Monday, May 26, 2008

Globe: Jimmies thrive, tonic declines.

This Memorial Day, the Boston Globe reports on the state of the English language in Eastern Massachusetts. Though I'm hard-pressed to find a connection between the holiday and the article, the Globe has some interesting things to say about the continuing evolution of Boston English. Here's an excerpt:
Jimmies. Regular coffee. Elastic. Bubbler. Tonic. Dungarees. Carriages. Gonzo. Packie. Parlor. Rotary. Bang a U-ey. Hosey. Wicked. There are hundreds of local terms. Some are going strong. Some have even gone national. Some aren't ours alone. And some are fading fast. Almost no one says "scoop" or "score" anymore. Boston teens have become like their counterparts around the country; they use the blanket term for youthful intimacy, "hook up."

So in the age of the mass media, with our national dialect becoming increasingly standardized, which of our local slang words are going to survive?

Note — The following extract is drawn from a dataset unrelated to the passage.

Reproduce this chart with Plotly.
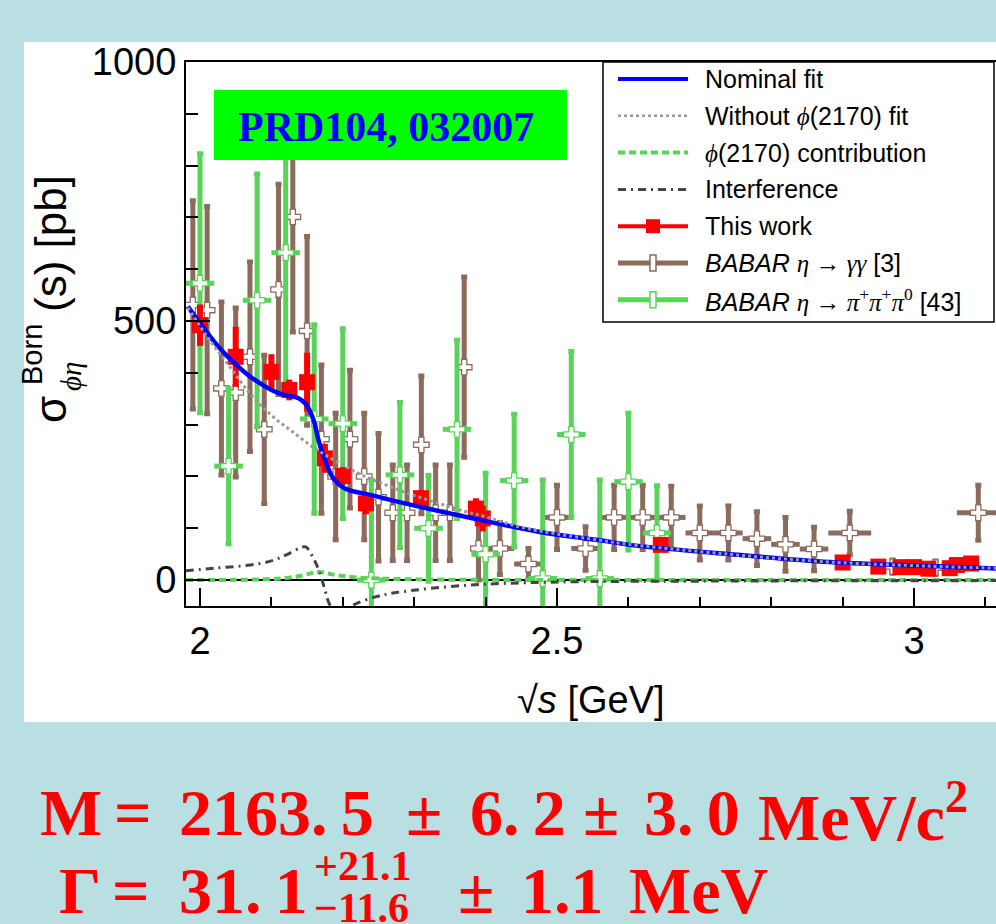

To gauge the status of Boston English, City Weekly polled the two camps that know the most about our language - the adults who study it, and the teenagers who dictate its evolution. Linguists say the terms that have the best chance of surviving are those that don't have an accepted term nationally, or that cover something that is relatively obscure.

"The media isn't telling you what to call 'jimmies,' " said John McCarthy, a linguistics professor at the University of Massachusetts at Amherst, referring to the local term for the rod-shaped chocolate bits used as an ice cream topping. "You don't see any advertising or discussion of jimmies, so people don't know that there is another word for it - 'sprinkles.' " (There are some who believe jimmies to be a racial slur - a play on the Jim Crow segregation laws - but McCarthy says it originated as a trademark name from a local company that made the chocolate topping, a contention that is supported by the Dictionary of American Regional English.)

What do you call the thing you push in the grocery store? "In Boston," McCarthy said, "that's called a 'carriage.' To the rest of the world, that's a grocery cart. But unless you've traveled, you don't know that there's anything else to call it because it's not the sort of thing they usually talk about on a television show."

At Boston Latin, the city's elite entrance-exam school that draws kids from all corners of "the Hub," an informal poll of nearly 200 students found that 61 percent still use the term jimmies, and 29 percent still say carriage. But some of the other iconic words are not so lucky.

Ever spill tonic on your dungarees? The kids at Latin don't. They spill soda on their jeans. Only 11 percent said they still used tonic - one of the more peculiar Bostonisms because it's the name for a completely different beverage - while just 7 percent still use dungarees as a term for denim jeans.
On one level, to speak of "Boston English" as a monolithic dialect is somewhat inaccurate. It's often lost on people who grew up elsewhere, but Massachusetts is home to a great variety of dialects. The accents of people in my native region are not identical with those of people who grew up in South Boston, though there are similarities in vocabulary as well as some differences. I've always preferred to ask for "jimmies" and not "sprinkles," I drink from a "bubbler" rather than a "water fountain," I keep a bag of "elastics" in my desk, and I can navigate a "rotary" with relative ease. As far as I can recall, I've never used the word "tonic" as it is used in Bostonese, nor am I aware of the term being used that way by members of my family. However, I think I've always been aware that "tonic" was a word that some older people used to refer to the stuff that I always called "soda." (On an unrelated note, the Midwestern term "pop" still sounds strange to my ears, and the generic use of "Coke" for all soft drinks baffles me completely.)

"Wicked" is a class by itself. I've used "wicked" as an intensifier for most of my life, but I've noticed that over time the term has crept across the country and acquired a certain degree of national usage while retaining its reputation as Bay State slang. I've always thought of "sketchy" and its derivatives as having a similar canonical status as part of the Massachusetts lexicon, partly because "wicked" and "sketchy" (or just "sketch") were commonly used together when I was growing up - to describe a person, place or thing as "wicked sketchy" was to label he, she, or it as dangerous or simply suspect in a vague but nonetheless definite way. I don't know if this use of "sketchy" really originated in the Bay State, but as far as I'm concerned it might as well have.

More seriously, I believe that the distinctive regional identities that local accents and dialects represent are worth preserving. Reading the Globe article, I was intrigued by what UMass linguist John McCarthy had to say about the impact of the media and of popular culture on the death or survival of purely local slang. The use of a term like "jimmies" continues because it isn't challenged by the larger North American culture - unlike, say, the use of terms like "tonic" and "dungarees," which haven't held up well in the face of national ad campaigns pushing "soda" and "jeans." Truly distinctive elements of local culture would also seem to be better able to survive - a frappe, for example, really is different from a mikshake, so the term hangs on. May the same prove true of some of the other terms that make "Boston English" distinctive. AMDG.